** begin Supplied information **

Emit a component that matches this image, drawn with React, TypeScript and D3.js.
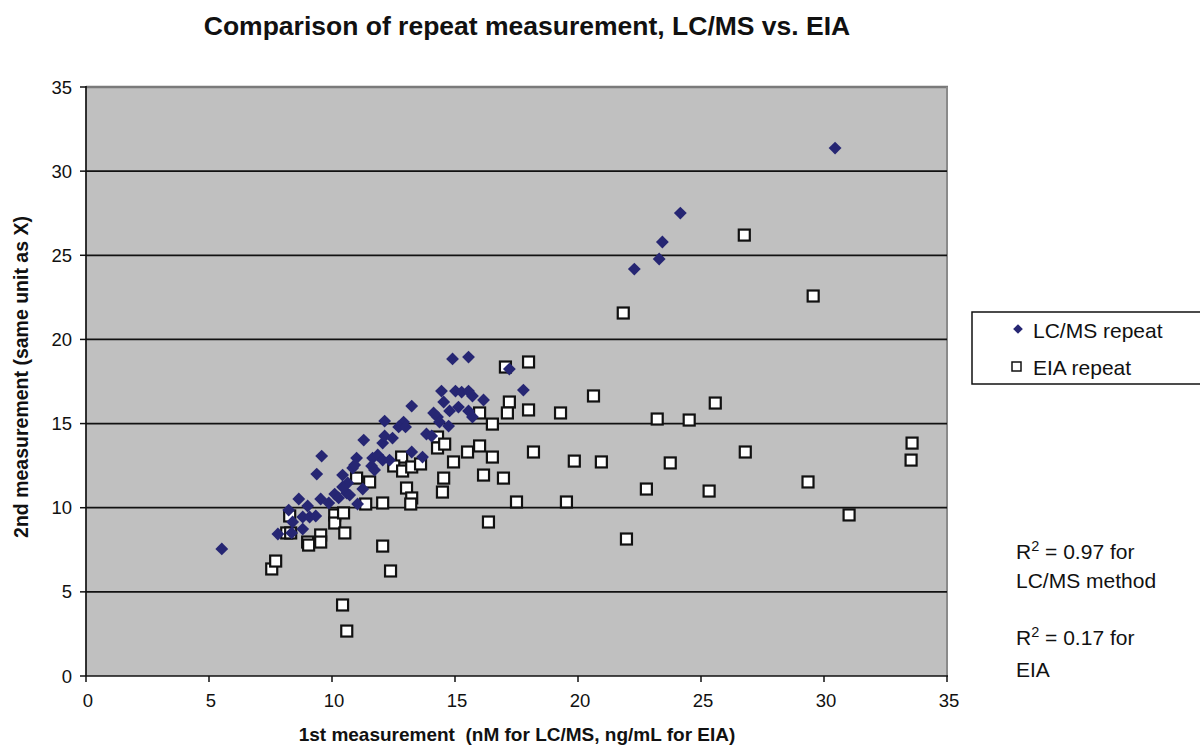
import * as d3 from 'd3';

const lcmsPoints: [number, number][] = [
  [5.52, 7.55], [7.8, 8.44], [8.36, 8.5], [8.81, 8.73], [8.4, 9.15], [8.24, 9.86],
  [8.81, 9.45], [9.09, 9.45], [9.34, 9.51], [8.65, 10.52], [9.01, 10.1], [9.54, 10.52],
  [9.87, 10.28], [10.11, 10.81], [10.27, 10.58], [10.6, 10.87], [10.72, 10.75], [11.04, 10.22],
  [11.25, 11.11], [9.38, 12.0], [9.58, 13.07], [10.43, 11.94], [10.64, 11.47], [11.0, 12.95],
  [10.84, 12.36], [11.29, 14.02], [11.65, 12.95], [11.86, 13.13], [11.61, 12.48], [10.92, 12.54],
  [12.06, 12.83], [12.34, 12.83], [11.73, 12.24], [10.43, 11.23], [12.06, 13.84], [12.14, 14.26],
  [12.46, 14.14], [12.14, 15.15], [12.91, 15.09], [12.71, 14.8], [12.99, 14.8], [13.24, 13.31],
  [13.68, 13.01], [13.84, 14.38], [14.05, 14.26], [13.24, 16.04], [14.13, 15.63], [14.29, 15.39],
  [14.37, 15.09], [14.74, 14.85], [14.45, 16.93], [15.02, 16.93], [15.27, 16.87], [15.55, 16.93],
  [15.71, 16.64], [14.54, 16.28], [15.14, 15.98], [14.78, 15.75], [15.55, 15.75], [15.71, 15.39],
  [16.16, 16.4], [14.9, 18.84], [15.55, 18.95], [17.21, 18.24], [17.78, 16.99], [22.29, 24.18],
  [23.3, 24.78], [23.43, 25.79], [24.16, 27.51], [30.45, 31.37],
];

const eiaPoints: [number, number][] = [
  [7.55, 6.36], [7.71, 6.83], [8.16, 8.5], [8.32, 8.5], [8.28, 9.51], [9.01, 7.96],
  [9.05, 7.78], [9.54, 8.38], [9.54, 7.96], [10.11, 9.57], [10.11, 9.09], [10.47, 9.69],
  [10.52, 8.5], [12.06, 7.72], [12.38, 6.24], [10.43, 4.22], [10.6, 2.67], [11.37, 10.22],
  [12.06, 10.28], [13.03, 11.17], [13.24, 10.58], [13.2, 10.22], [11.0, 11.76], [11.53, 11.53],
  [12.83, 13.01], [12.51, 12.48], [12.87, 12.18], [13.24, 12.42], [13.6, 12.6], [14.29, 14.2],
  [14.29, 13.55], [14.58, 13.78], [14.94, 12.72], [15.51, 13.31], [14.54, 11.76], [14.49, 10.93],
  [16.0, 15.63], [16.0, 13.67], [17.05, 18.36], [17.99, 18.66], [17.21, 16.28], [17.13, 15.63],
  [17.99, 15.81], [16.52, 14.97], [16.52, 13.01], [18.19, 13.31], [16.16, 11.94], [16.97, 11.76],
  [17.5, 10.34], [19.29, 15.63], [19.85, 12.77], [19.53, 10.34], [16.36, 9.15], [26.76, 26.2],
  [21.84, 21.57], [29.56, 22.58], [20.63, 16.64], [23.22, 15.27], [24.52, 15.21], [25.58, 16.22],
  [20.95, 12.72], [23.75, 12.66], [26.8, 13.31], [33.58, 13.84], [33.54, 12.83], [22.78, 11.11],
  [25.33, 10.99], [29.35, 11.53], [31.02, 9.57], [21.97, 8.14],
];

const xTicks = [0, 5, 10, 15, 20, 25, 30, 35];
const yTicks = [0, 5, 10, 15, 20, 25, 30, 35];
const seriesNames = ['LC/MS repeat', 'EIA repeat'];
const r2Notes = [
  { r2: '0.97', line1: ' = 0.97 for', line2: 'LC/MS method' },
  { r2: '0.17', line1: ' = 0.17 for', line2: 'EIA' },
];

const font = '"Liberation Sans", Arial, sans-serif';
const navy = '#262673';

export default function App() {
  const width = 1200;
  const height = 747;
  const plot = { left: 86, right: 947, top: 87, bottom: 676 };

  const x = d3.scaleLinear().domain([0, 35]).range([plot.left, plot.right]);
  const y = d3.scaleLinear().domain([0, 35]).range([plot.bottom, plot.top]);

  const diamond = d3.symbol().type(d3.symbolDiamond2).size(105)();
  const smallDiamond = d3.symbol().type(d3.symbolDiamond2).size(60)();

  return (
    <svg
      width={width}
      height={height}
      style={{ position: 'absolute', left: 0, top: 0, background: '#fff' }}
      fontFamily={font}
    >
      <text x={527} y={35} textAnchor="middle" fontSize={26.5} fontWeight="bold" fill="#111">
        Comparison of repeat measurement, LC/MS vs. EIA
      </text>

      {/* plot area */}
      <rect
        x={plot.left}
        y={plot.top}
        width={plot.right - plot.left}
        height={plot.bottom - plot.top}
        fill="#c0c0c0"
      />
      <line x1={plot.left} x2={plot.right + 1} y1={plot.top} y2={plot.top} stroke="#7a7a7a" strokeWidth={2.5} />
      <line x1={plot.right} x2={plot.right} y1={plot.top} y2={plot.bottom} stroke="#8a8a8a" strokeWidth={2} />

      {yTicks.slice(1, -1).map((t) => (
        <line key={t} x1={plot.left} x2={plot.right} y1={y(t)} y2={y(t)} stroke="#111" strokeWidth={1.7} />
      ))}

      {/* axes */}
      <line x1={plot.left} x2={plot.left} y1={plot.top - 1} y2={plot.bottom} stroke="#111" strokeWidth={1.7} />
      <line x1={plot.left} x2={plot.right + 1} y1={plot.bottom} y2={plot.bottom} stroke="#111" strokeWidth={1.7} />
      {yTicks.map((t) => (
        <g key={t}>
          <line x1={plot.left - 6} x2={plot.left} y1={y(t)} y2={y(t)} stroke="#111" strokeWidth={1.5} />
          <text x={72} y={y(t) + 6.5} textAnchor="end" fontSize={18.5} fill="#111">
            {t}
          </text>
        </g>
      ))}
      {xTicks.map((t) => (
        <g key={t}>
          <line x1={x(t)} x2={x(t)} y1={plot.bottom} y2={plot.bottom + 6} stroke="#111" strokeWidth={1.5} />
          <text x={x(t) + 2} y={707} textAnchor="middle" fontSize={18.5} fill="#111">
            {t}
          </text>
        </g>
      ))}

      <text x={517} y={741} textAnchor="middle" fontSize={19} fontWeight="bold" fill="#111">
        {'1st measurement \u00a0(nM for LC/MS, ng/mL for EIA)'}
      </text>
      <text
        transform="translate(28,377) rotate(-90)"
        textAnchor="middle"
        fontSize={19.5}
        fontWeight="bold"
        fill="#111"
      >
        2nd measurement (same unit as X)
      </text>

      {/* EIA squares */}
      {eiaPoints.map(([a, b], i) => (
        <rect
          key={'e' + i}
          x={x(a) - 5.5}
          y={y(b) - 5.5}
          width={11}
          height={11}
          fill="#fff"
          stroke="#111"
          strokeWidth={2.2}
        />
      ))}

      {/* LC/MS diamonds */}
      {lcmsPoints.map(([a, b], i) => (
        <path key={'l' + i} d={diamond} transform={`translate(${x(a)},${y(b)})`} fill={navy} />
      ))}

      {/* legend */}
      <rect x={972} y={312} width={240} height={72} fill="#fff" stroke="#111" strokeWidth={1.5} />
      <path d={smallDiamond} transform="translate(1018,329)" fill={navy} />
      <text x={1033} y={338} fontSize={21} fill="#111">
        {seriesNames[0]}
      </text>
      <rect x={1012} y={362} width={9} height={9} fill="#fff" stroke="#111" strokeWidth={1.5} />
      <text x={1033} y={375} fontSize={21} fill="#111">
        {seriesNames[1]}
      </text>

      {/* R² notes */}
      {r2Notes.map((n, i) => (
        <g key={n.r2} fontSize={21} fill="#111">
          <text x={1016} y={559 + i * 86}>
            R<tspan dy={-8} fontSize={14.5}>2</tspan>
            <tspan dy={8}>{n.line1}</tspan>
          </text>
          <text x={1016} y={588 + i * 89}>
            {n.line2}
          </text>
        </g>
      ))}
    </svg>
  );
}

** end Supplied information **

## [What needs to be done]
The lines from the start of the data through the line that contains "import * as d3 from 'd3';" are to be returned exactly, please, with both ends included and every picture left out.

## [Answer to the problem]
Emit a component that matches this image, drawn with React, TypeScript and D3.js.
import * as d3 from 'd3';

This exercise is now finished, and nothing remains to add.